AI researchers are mostly educated in fields that take formal problems as inputs: engineering, mathematics, or theoretical physics. Yet the problems we tackle are mostly ones in which a design approach, maintaining a continuous, open-ended relationship with nebulosity, may be more appropriate.

You can’t learn how to relate to a mess in a classroom, by reading, or from Coursera. It is possible to learn from hard experience. It is better learned by apprenticeship. I gather that industry currently understands that there is something critical that PhDs from the best academic AI labs learn by apprenticeship, which can’t be learned any other way. I suspect it’s this.

Having been taught mainly skills for solving formal problems, AI folks tend to jump away from nebulosity as quickly as possible. Rather than slogging through the swampy real world, allowing informative patterns to gradually emerge, it’s more comfortable to escape into analyzing the nearest available abstraction.

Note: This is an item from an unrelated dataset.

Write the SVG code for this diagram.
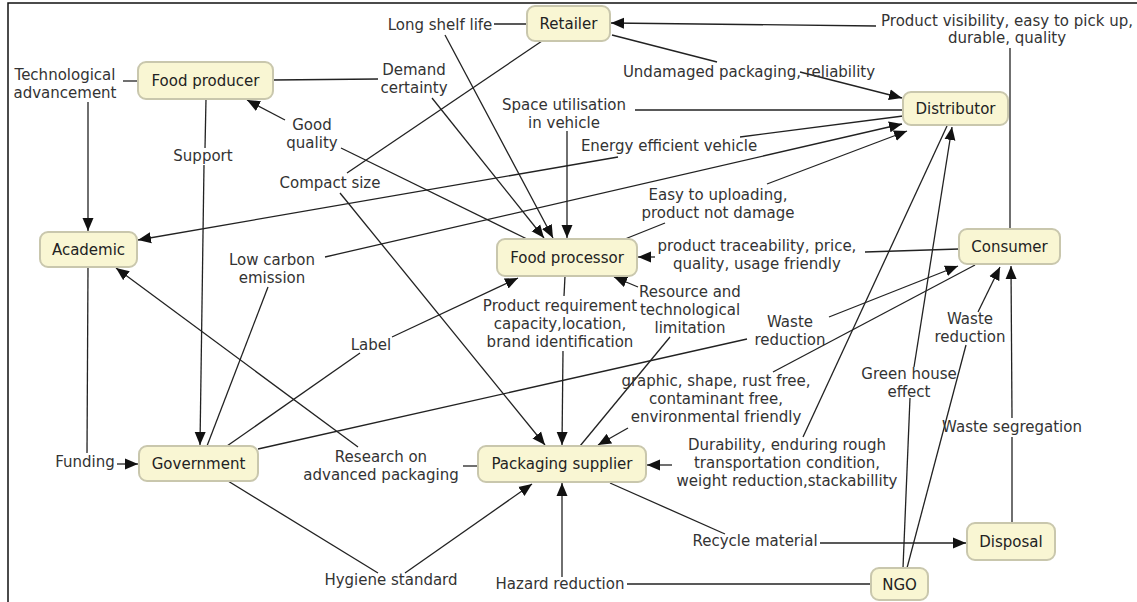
<svg xmlns="http://www.w3.org/2000/svg" width="1137" height="602" viewBox="0 0 1137 602">
<style>
.node rect{fill:#f9f6d3;stroke:#c9c7ad;stroke-width:2}
.node text{font-family:"DejaVu Sans",Verdana,sans-serif;font-size:15px;fill:#222;text-anchor:middle}
.lbl{font-family:"DejaVu Sans",Verdana,sans-serif;font-size:15px;fill:#333;text-anchor:middle}
#connectors line{stroke:#222;stroke-width:1.3;fill:none}
#connectors .a{marker-end:url(#arr)}
</style>
<defs>
<marker id="arr" markerUnits="userSpaceOnUse" markerWidth="14" markerHeight="12" refX="13" refY="6" orient="auto" viewBox="0 0 14 12">
<path d="M0,0.5 L13,6 L0,11.5 Z" fill="#111"/>
</marker>
</defs>
<rect x="0" y="0" width="1137" height="602" fill="#fff"/>
<path d="M8,602 V3 H1137" fill="none" stroke="#111" stroke-width="1.5"/>

<g id="connectors">
<line x1="273" y1="80" x2="378" y2="79"/>
<line class="a" x1="432" y1="98" x2="544" y2="238"/>
<line x1="527" y1="24" x2="494" y2="24"/>
<line class="a" x1="445" y1="35" x2="553" y2="238"/>
<line x1="542" y1="41" x2="347" y2="173"/>
<line class="a" x1="340" y1="193" x2="545" y2="445"/>
<line x1="527" y1="239" x2="341" y2="148"/>
<line class="a" x1="285" y1="120" x2="247" y2="100"/>
<line x1="903" y1="110" x2="635" y2="110"/>
<line class="a" x1="567" y1="131" x2="567" y2="238"/>
<line x1="903" y1="116" x2="740" y2="137"/>
<line class="a" x1="618" y1="157" x2="138" y2="240"/>
<line x1="207" y1="446" x2="268" y2="287"/>
<line class="a" x1="325" y1="257" x2="902" y2="124"/>
<line x1="138" y1="81" x2="123" y2="81"/>
<line class="a" x1="88" y1="102" x2="88" y2="231"/>
<line x1="206" y1="99" x2="205" y2="148"/>
<line class="a" x1="204" y1="165" x2="200" y2="445"/>
<line x1="88" y1="267" x2="87" y2="453"/>
<line class="a" x1="117" y1="464" x2="138" y2="464"/>
<line x1="625" y1="239" x2="665" y2="223"/>
<line class="a" x1="767" y1="184" x2="907" y2="131"/>
<line x1="612" y1="35" x2="717" y2="62"/>
<line class="a" x1="800" y1="72" x2="902" y2="98"/>
<line x1="1010" y1="229" x2="1010" y2="48"/>
<line class="a" x1="876" y1="26" x2="611" y2="23"/>
<line x1="959" y1="249" x2="865" y2="252"/>
<line class="a" x1="655" y1="257" x2="638" y2="257"/>
<line x1="227" y1="446" x2="360" y2="353"/>
<line class="a" x1="392" y1="337" x2="518" y2="278"/>
<line x1="580" y1="446" x2="670" y2="337"/>
<line class="a" x1="638" y1="287" x2="614" y2="277"/>
<line x1="258" y1="449" x2="747" y2="339"/>
<line class="a" x1="829" y1="317" x2="958" y2="266"/>
<line x1="907" y1="568" x2="966" y2="345"/>
<line class="a" x1="978" y1="312" x2="1000" y2="267"/>
<line x1="1012" y1="523" x2="1012" y2="437"/>
<line class="a" x1="1012" y1="418" x2="1011" y2="266"/>
<line x1="903" y1="568" x2="910" y2="398"/>
<line class="a" x1="914" y1="367" x2="952" y2="127"/>
<line x1="478" y1="466" x2="463" y2="466"/>
<line class="a" x1="358" y1="447" x2="116" y2="268"/>
<line x1="228" y1="481" x2="378" y2="573"/>
<line class="a" x1="405" y1="573" x2="532" y2="484"/>
<line x1="871" y1="584" x2="627" y2="584"/>
<line class="a" x1="562" y1="577" x2="562" y2="483"/>
<line x1="610" y1="483" x2="725" y2="534"/>
<line class="a" x1="820" y1="543" x2="966" y2="543"/>
<line x1="565" y1="276" x2="564" y2="296"/>
<line class="a" x1="563" y1="351" x2="562" y2="445"/>
<line x1="975" y1="265" x2="773" y2="372"/>
<line class="a" x1="628" y1="428" x2="598" y2="445"/>
<line x1="947" y1="126" x2="803" y2="437"/>
<line class="a" x1="672" y1="465" x2="647" y2="465"/>
</g>

<g id="labels">
<text class="lbl" x="65" y="80">Technological</text>
<text class="lbl" x="65" y="98">advancement</text>
<text class="lbl" x="414" y="75">Demand</text>
<text class="lbl" x="414" y="93">certainty</text>
<text class="lbl" x="440" y="30">Long shelf life</text>
<text class="lbl" x="312" y="130">Good</text>
<text class="lbl" x="312" y="148">quality</text>
<text class="lbl" x="203" y="161">Support</text>
<text class="lbl" x="330" y="188">Compact size</text>
<text class="lbl" x="564" y="110">Space utilisation</text>
<text class="lbl" x="564" y="128">in vehicle</text>
<text class="lbl" x="669" y="151">Energy efficient vehicle</text>
<text class="lbl" x="749" y="77">Undamaged packaging, reliability</text>
<text class="lbl" x="1007" y="26">Product visibility, easy to pick up,</text>
<text class="lbl" x="1007" y="43">durable, quality</text>
<text class="lbl" x="718" y="200">Easy to uploading,</text>
<text class="lbl" x="718" y="218">product not damage</text>
<text class="lbl" x="272" y="265">Low carbon</text>
<text class="lbl" x="272" y="283">emission</text>
<text class="lbl" x="757" y="251">product traceability, price,</text>
<text class="lbl" x="757" y="269">quality, usage friendly</text>
<text class="lbl" x="371" y="350">Label</text>
<text class="lbl" x="560" y="311">Product requirement</text>
<text class="lbl" x="560" y="329">capacity,location,</text>
<text class="lbl" x="560" y="347">brand identification</text>
<text class="lbl" x="690" y="297">Resource and</text>
<text class="lbl" x="690" y="315">technological</text>
<text class="lbl" x="690" y="333">limitation</text>
<text class="lbl" x="790" y="327">Waste</text>
<text class="lbl" x="790" y="345">reduction</text>
<text class="lbl" x="970" y="324">Waste</text>
<text class="lbl" x="970" y="342">reduction</text>
<text class="lbl" x="716" y="386">graphic, shape, rust free,</text>
<text class="lbl" x="716" y="404">contaminant free,</text>
<text class="lbl" x="716" y="422">environmental friendly</text>
<text class="lbl" x="787" y="450">Durability, enduring rough</text>
<text class="lbl" x="787" y="468">transportation condition,</text>
<text class="lbl" x="787" y="486">weight reduction,stackabillity</text>
<text class="lbl" x="909" y="379">Green house</text>
<text class="lbl" x="909" y="397">effect</text>
<text class="lbl" x="1012" y="432">Waste segregation</text>
<text class="lbl" x="85" y="467">Funding</text>
<text class="lbl" x="381" y="462">Research on</text>
<text class="lbl" x="381" y="480">advanced packaging</text>
<text class="lbl" x="391" y="585">Hygiene standard</text>
<text class="lbl" x="560" y="589">Hazard reduction</text>
<text class="lbl" x="755" y="546">Recycle material</text>
</g>

<g id="food-producer" class="node"><rect x="138" y="62" width="135" height="37" rx="8"/><text x="205.5" y="86">Food producer</text></g>
<g id="retailer" class="node"><rect x="527" y="6" width="83" height="35" rx="8"/><text x="568.5" y="29">Retailer</text></g>
<g id="distributor" class="node"><rect x="903" y="92" width="105" height="33" rx="8"/><text x="955.5" y="114">Distributor</text></g>
<g id="academic" class="node"><rect x="40" y="232" width="97" height="35" rx="8"/><text x="88.5" y="255">Academic</text></g>
<g id="food-processor" class="node"><rect x="497" y="239" width="140" height="37" rx="8"/><text x="567" y="263">Food processor</text></g>
<g id="consumer" class="node"><rect x="959" y="229" width="101" height="35" rx="8"/><text x="1009.5" y="252">Consumer</text></g>
<g id="government" class="node"><rect x="139" y="446" width="119" height="35" rx="8"/><text x="198.5" y="469">Government</text></g>
<g id="packaging-supplier" class="node"><rect x="478" y="446" width="168" height="36" rx="8"/><text x="562" y="469">Packaging supplier</text></g>
<g id="disposal" class="node"><rect x="967" y="523" width="88" height="37" rx="8"/><text x="1011" y="547">Disposal</text></g>
<g id="ngo" class="node"><rect x="871" y="568" width="57" height="32" rx="8"/><text x="899.5" y="590">NGO</text></g>
</svg>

So, premature problem formalization is a characteristic failure mode in AI. A nebulous real-world phenomenon (learning, for instance) gets replaced by some bit of mathematics (function approximation, for instance). The real-world word (“learning”) gets applied to both, interchangeably, so that researchers don’t even notice the difference. Then you can have all kinds of fun inventing and improving snazzy gizmos that address this precise but inaccurate problem statement. That may lead to valuable technical progress. Function approximation is a thing, and better methods have extensive engineering applications.

On the other hand, function approximation is not actually learning. Premature formalization means that solutions to the abstract mathematical problem may not be solutions to the concrete real-world problem, and vice versa.

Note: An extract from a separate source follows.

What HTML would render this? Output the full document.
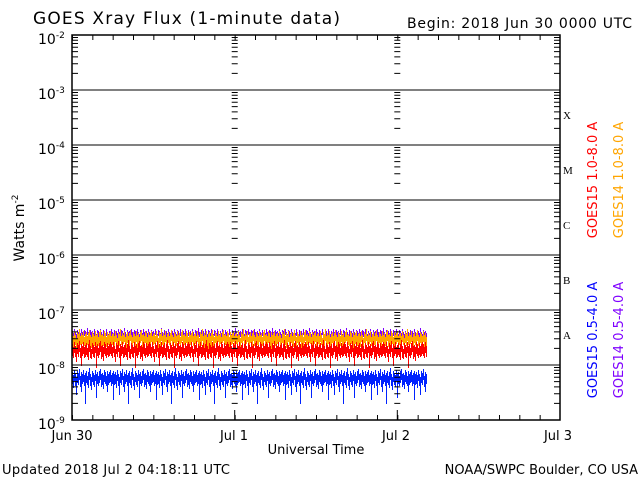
<!DOCTYPE html>
<html><head><style>
html,body{margin:0;padding:0;background:#fff;}
svg{display:block;font-family:"DejaVu Sans","Liberation Sans",sans-serif;}
</style></head><body>
<svg width="640" height="480" xmlns="http://www.w3.org/2000/svg">
<defs>
<pattern id="pu" patternUnits="userSpaceOnUse" x="72" y="0" width="37" height="480">
<path stroke="#7f00ff" stroke-width="1" d="M0.5 331V337M1.5 333V338M2.5 329V336M3.5 332V337M4.5 334V339M5.5 330V336M6.5 332V338M7.5 331V337M8.5 333V339M9.5 329V335M10.5 332V338M11.5 334V339M12.5 330V336M13.5 331V337M14.5 333V338M15.5 328V335M16.5 332V337M17.5 334V339M18.5 330V336M19.5 332V338M20.5 331V337M21.5 333V339M22.5 329V336M23.5 332V337M24.5 334V338M25.5 330V336M26.5 331V338M27.5 333V337M28.5 329V335M29.5 332V338M30.5 334V339M31.5 330V336M32.5 331V337M33.5 333V338M34.5 329V336M35.5 332V337M36.5 334V339"/>
</pattern>
<pattern id="or" patternUnits="userSpaceOnUse" x="72" y="0" width="41" height="480">
<path stroke="#ffa500" stroke-width="1" d="M0.5 333V344M1.5 336V347M2.5 331V342M3.5 335V345M4.5 338V349M5.5 332V343M6.5 334V346M7.5 329V341M8.5 336V345M9.5 333V348M10.5 335V344M11.5 331V342M12.5 337V346M13.5 334V350M14.5 332V343M15.5 336V345M16.5 333V347M17.5 330V341M18.5 335V346M19.5 337V348M20.5 332V343M21.5 334V345M22.5 336V346M23.5 331V342M24.5 335V349M25.5 333V344M26.5 337V346M27.5 332V343M28.5 330V341M29.5 335V347M30.5 334V345M31.5 336V346M32.5 331V343M33.5 333V344M34.5 337V347M35.5 332V351M36.5 335V345M37.5 333V344M38.5 331V342M39.5 336V346M40.5 334V345"/>
</pattern>
<pattern id="rd" patternUnits="userSpaceOnUse" x="72" y="0" width="39" height="480">
<path stroke="#ff0000" stroke-width="1" d="M0.5 344V356M1.5 347V358M2.5 342V353M3.5 346V357M4.5 349V362M5.5 343V354M6.5 345V357M7.5 341V352M8.5 348V358M9.5 344V366M10.5 346V356M11.5 342V354M12.5 347V358M13.5 345V357M14.5 343V355M15.5 348V357M16.5 344V360M17.5 340V352M18.5 346V358M19.5 349V359M20.5 343V354M21.5 345V357M22.5 347V358M23.5 342V353M24.5 346V368M25.5 344V356M26.5 348V358M27.5 343V355M28.5 341V352M29.5 346V359M30.5 345V357M31.5 347V361M32.5 342V354M33.5 344V356M34.5 348V358M35.5 343V355M36.5 346V357M37.5 344V356M38.5 342V354"/>
</pattern>
<pattern id="bl" patternUnits="userSpaceOnUse" x="72" y="0" width="43" height="480">
<path stroke="#0022ff" stroke-width="1" d="M0.5 372V384M1.5 375V388M2.5 370V381M3.5 374V386M4.5 377V395M5.5 371V383M6.5 373V385M7.5 369V380M8.5 376V387M9.5 372V392M10.5 374V384M11.5 370V382M12.5 375V386M13.5 373V404M14.5 371V383M15.5 376V385M16.5 372V388M17.5 368V380M18.5 374V386M19.5 377V390M20.5 371V382M21.5 373V385M22.5 375V387M23.5 370V381M24.5 374V398M25.5 372V384M26.5 376V386M27.5 371V383M28.5 369V380M29.5 374V387M30.5 373V385M31.5 375V389M32.5 370V382M33.5 372V384M34.5 376V386M35.5 371V392M36.5 374V385M37.5 372V383M38.5 370V382M39.5 375V386M40.5 373V384M41.5 371V400M42.5 374V385"/>
</pattern>
<pattern id="lt" patternUnits="userSpaceOnUse" x="0" y="35" width="640" height="55">
<path stroke="#000" stroke-width="1" d="M72 38.4h6M72 28.8h6M72 21.9h6M72 16.6h6M72 12.2h6M72 8.5h6M72 5.3h6M72 2.5h6
M554 38.4h6M554 28.8h6M554 21.9h6M554 16.6h6M554 12.2h6M554 8.5h6M554 5.3h6M554 2.5h6
M231.7 38.4h6M231.7 28.8h6M231.7 21.9h6M231.7 16.6h6M231.7 12.2h6M231.7 8.5h6M231.7 5.3h6M231.7 2.5h6
M394.3 38.4h6M394.3 28.8h6M394.3 21.9h6M394.3 16.6h6M394.3 12.2h6M394.3 8.5h6M394.3 5.3h6M394.3 2.5h6"/>
</pattern>
<pattern id="ht" patternUnits="userSpaceOnUse" x="72" y="0" width="20.333" height="480">
<path stroke="#000" stroke-width="1" d="M0.5 35V40M0.5 415V420"/>
</pattern>
</defs>
<rect width="640" height="480" fill="#fff"/>
<text x="33" y="24" font-size="17" fill="#000" textLength="307">GOES Xray Flux (1-minute data)</text>
<text x="407" y="28" font-size="14" fill="#000" textLength="225">Begin:  2018 Jun 30 0000 UTC</text>

<rect x="72" y="326" width="355" height="16" fill="url(#pu)"/>
<rect x="72" y="326" width="355" height="28" fill="url(#or)"/>
<rect x="72" y="338" width="355" height="32" fill="url(#rd)"/>
<rect x="72" y="366" width="355" height="44" fill="url(#bl)"/>

<g stroke="#000" stroke-width="1">
<path d="M72 90H560M72 145H560M72 200H560M72 255H560M72 310H560M72 365H560"/>
<rect x="72" y="35" width="488" height="385" fill="none" stroke-width="1.5"/>
</g>
<rect x="0" y="35" width="640" height="385" fill="url(#lt)"/>
<rect x="72" y="35" width="488" height="385" fill="url(#ht)"/>
<path stroke="#000" d="M234.7 410V420M397.3 410V420"/>

<g font-size="14" fill="#000">
<text x="38" y="44">10<tspan font-size="9" dy="-6">-2</tspan></text>
<text x="38" y="99">10<tspan font-size="9" dy="-6">-3</tspan></text>
<text x="38" y="154">10<tspan font-size="9" dy="-6">-4</tspan></text>
<text x="38" y="209">10<tspan font-size="9" dy="-6">-5</tspan></text>
<text x="38" y="264">10<tspan font-size="9" dy="-6">-6</tspan></text>
<text x="38" y="319">10<tspan font-size="9" dy="-6">-7</tspan></text>
<text x="38" y="374">10<tspan font-size="9" dy="-6">-8</tspan></text>
<text x="38" y="429">10<tspan font-size="9" dy="-6">-9</tspan></text>
</g>
<g font-size="11" fill="#000" font-family="Liberation Serif,serif">
<text x="563" y="119">X</text><text x="563" y="174">M</text><text x="563" y="229">C</text><text x="563" y="284">B</text><text x="563" y="339">A</text>
</g>
<text transform="translate(24,228) rotate(-90)" text-anchor="middle" font-size="14">Watts m<tspan font-size="9" dy="-6">-2</tspan></text>
<g font-size="13" text-anchor="middle">
<text x="72" y="440">Jun 30</text><text x="234" y="440">Jul 1</text><text x="396" y="440">Jul 2</text><text x="558" y="440">Jul 3</text>
<text x="316" y="454">Universal Time</text>
</g>
<text x="2" y="474" font-size="13" textLength="228">Updated 2018 Jul  2 04:18:11 UTC</text>
<text x="638" y="474" font-size="13" text-anchor="end">NOAA/SWPC Boulder, CO USA</text>
<g font-size="13" text-anchor="middle">
<text transform="translate(597,180) rotate(-90)" fill="#ff0000">GOES15 1.0-8.0 A</text>
<text transform="translate(623,180) rotate(-90)" fill="#ffa500">GOES14 1.0-8.0 A</text>
<text transform="translate(597,340) rotate(-90)" fill="#0000ff">GOES15 0.5-4.0 A</text>
<text transform="translate(623,340) rotate(-90)" fill="#7f00ff">GOES14 0.5-4.0 A</text>
</g>
</svg>
</body></html>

This leads to two characteristic patterns of trouble. First, the abstract problem may be harder than the concrete one, because it elides key helpful features. In design theory terms, you are failing to listen to suggestions murmured by the mess. For example, the GOFAI plan-based formalization of practical action made the problem much more difficult than it needed to be, because it threw away on-going perceptual access to relevant information. Phil Agre and I wrote programs that went far beyond what the planning approach was capable of, by transforming the statement of the problem.

Alternatively, the abstract problem may be easier than the concrete one. This can lead to overconfidence and hype. In evaluating AI, one needs to be skeptical of researchers’ claim that they are making rapid progress on problem “X.” Are they actually working on the real-world task X? Or are they solving a formal problem they have abstracted from X, and applying the same name to it? For example, are they making progress on learning to translate Mandarin to English (a real-world problem), using neural networks? Or are they making progress on a formal problem which might better be described as “storing n-gram pairs in a lookup table,” using gradient descent on a continuous function? (A sadly expensive and unreliable way of implementing a lookup table.)

When the difference between the two manifests as poor performance in the real world, this leads to disillusionment and loss of funding.


Lemon squeezer
“Juicy Salif” lemon squeezer designed by Phillipe Starck
Image courtesy Niklas Morberg

I will suggest two antidotes. The first is the design practice of maintaining continuous contact with the concrete, nebulous real-world problem. Retreating into abstract problem-solving is tidier but usually doesn’t work well. IOU: my planned next post makes more detailed recommendations for better AI practice through insights from design practice.

Second: wolpertinger to the rescue! AI is not just design; it also draws from engineering, math, science, and philosophy.


Spectacle is an essential component of any professional practice, including science, engineering, mathematics, philosophy, and design.

It is natural and legitimate to want to amaze people. You are excited about your research program, and you want to share that. Your research is probably also driven by particular beliefs, and it’s natural to want to persuade people of them. A spectacular demonstration can change beliefs, and whole ways of thinking, in minutes—far faster than any technical exposition or logical argument.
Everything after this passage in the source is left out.